Our diving guests often ask if they can pay a lower rate if they miss or skip a dive. They may be flying the same day or the following morning, or maybe just don’t want to dive as much as others on the boat. Also, sometimes the boat or dive centre need to reduce the number of dives on a trip due to factors out of their control, such as sea or weather conditions. It’s important to understand that the cost of ‘each dive’ is a very small percentage of the overall cost of a scuba diving trip, and missing one or two dives usually makes no difference to the price paid by the customer.

Why Can’t I Get a Discount or Partial Refund If I Miss Some Dives?

The cost of scuba diving liveaboard & day trips involves many things, and filling a tank of air is a tiny percentage of the overall cost. Depending on the type of boat, length of trip, and dive staff & boat crew, the main costs are the running of the boat (especially fuel) the salaries of the staff & crew, and food for everyone on board. If one or two guests decide to skip a dive, then the cost to the dive centre or boat owner is the same. The Divemaster guide still needs to be paid, and will most likely lead other divers anyway. The cost of fuel, food and salaries doesn’t change. Therefore, when our guests ask for a lower price because they plan to or already missed one or more dives, it’s necessary to explain that a discount or partial refund is not possible. Filling the tank of air is the only financial difference to the dive centre or boat owner, and this costs nothing or almost nothing due to the compressor running off of the boat’s generator.

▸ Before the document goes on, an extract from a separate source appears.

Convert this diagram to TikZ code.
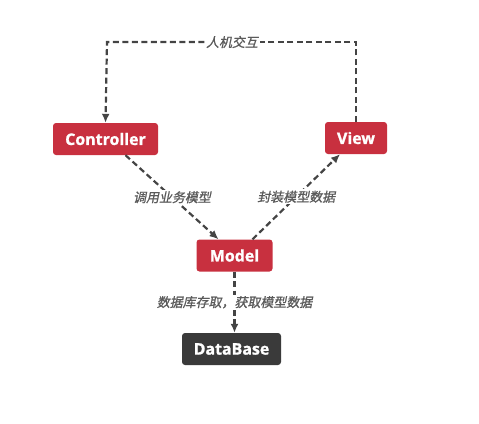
\documentclass[tikz,border=0pt]{standalone}
\usepackage{fontspec}
\setsansfont[BoldFeatures={FakeBold=1.2}]{Open Sans}
\newfontfamily\cjk[FakeSlant=0.2,FakeBold=1]{Noto Sans CJK SC}
\usetikzlibrary{arrows.meta}
\definecolor{boxred}{HTML}{C8303F}
\definecolor{boxdark}{HTML}{3A3A3A}
\definecolor{linegray}{HTML}{444444}
\definecolor{labgray}{HTML}{5A5A5A}
\tikzset{
  mvcbox/.style={fill=boxred, rounded corners=3bp, text=white, font=\sffamily\bfseries\fontsize{16}{18}\selectfont, inner sep=0pt, minimum height=32bp, draw=none},
  dbbox/.style={mvcbox, fill=boxdark},
  conn/.style={draw=linegray, line width=2.2bp, dash pattern=on 6bp off 3.5bp, -{Latex[length=9bp,width=8bp]}},
  plainconn/.style={draw=linegray, line width=2.2bp, dash pattern=on 6bp off 3.5bp},
  lab/.style={text=labgray, font=\cjk\fontsize{13}{15}\selectfont, inner sep=1.5bp}
}
\begin{document}
\begin{tikzpicture}[x=1bp,y=-1bp]
\useasboundingbox (0,0) rectangle (479,423);
\node[mvcbox, minimum width=105bp] (ctrl) at (105.5,139) {Controller};
\node[mvcbox, minimum width=62bp] (view) at (356,138) {View};
\node[mvcbox, minimum width=76bp] (model) at (234.5,255.5) {Model};
\node[dbbox, minimum width=99bp] (db) at (231.5,349) {DataBase};
\coordinate (tl) at (107,42);
\coordinate (tr) at (356,42);
\node[lab, fill=white] (hci) at (232,42) {人机交互};
\draw[plainconn] (view.north) -- (tr) -- (hci.east);
\draw[conn] (hci.west) -- (tl) -- (ctrl.north);
\draw[conn] ([xshift=20bp]ctrl.south) -- node[lab, fill=white, pos=0.5] (l1) {调用业务模型} ([xshift=-16bp]model.north);
\draw[conn] ([xshift=18bp]model.north) -- node[lab, fill=white, pos=0.5] (l2) {封装模型数据} ([xshift=-16bp]view.south);
\draw[conn] (model.south) -- node[lab, fill=white, pos=0.5] (l3) {数据库存取，获取模型数据} (model.south |- db.north);
\end{tikzpicture}
\end{document}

What Happens If the Dive Centre or Boat Reduces the Number of Dives of a Trip?

Occasionally, extreme or unseasonal sea or weather conditions mean that not all of the planned dives are possible. This may also happen in the case of mechanical failure or some other external factor. Again, the cost of the trip is still the same to the operator as if all the planned dives are provided. They would never cancel dives just to save a very small amount of money on filling tanks. If the dive centre or boat operator are forced to cancel one or more dives of the trip, they usually explain clearly to everyone on board, and in most cases they will offer some kind of compensation, such as free beer or merchandise. This is always their decision and nothing to do with the booking agent or staff on board. It’s always up to the captain and cruise leader, taking into account the safety of all on board as a priority.

What are the Expensive Costs of Scuba Diving?

  • The boat is by far the greatest cost. Boats are extremely expensive to buy & run. Boats are very expensive, and even if they aren’t used it costs a lot of money to keep them. If the boat is used, then of course the fuel is a huge expense, but so is regular maintenance of the engine & other parts.
  • The food on a diving trip is also expensive. It must be bought and prepared in advance, and kept fresh for the whole trip. Also, it’s important that guests have enough, which means that more than enough food is always bought and prepared. Keeping ingredients cold and gas for cooking also costs money.
  • Diving equipment is expensive to buy, and it needs regular maintenance. After two or more years of regular daily use, it usually needs to be replaced. In addition, each boat or dive centre needs more than enough sets of dive gear to be sure to have enough of every size. For example, if a group of large or small people all want to dive at the same time, then they all need gear to fit them. It’s important for scuba diving equipment to fit properly.
  • The boat crew and dive staff all need to be paid. Often the local crew’s salaries are less than the dive staff, but they may get paid during the low season as well. Employing cheaper staff is dangerous both for business and for the overall wellbeing & safety of everyone on board. It’s vital to have qualified and experienced staff & crew on every trip.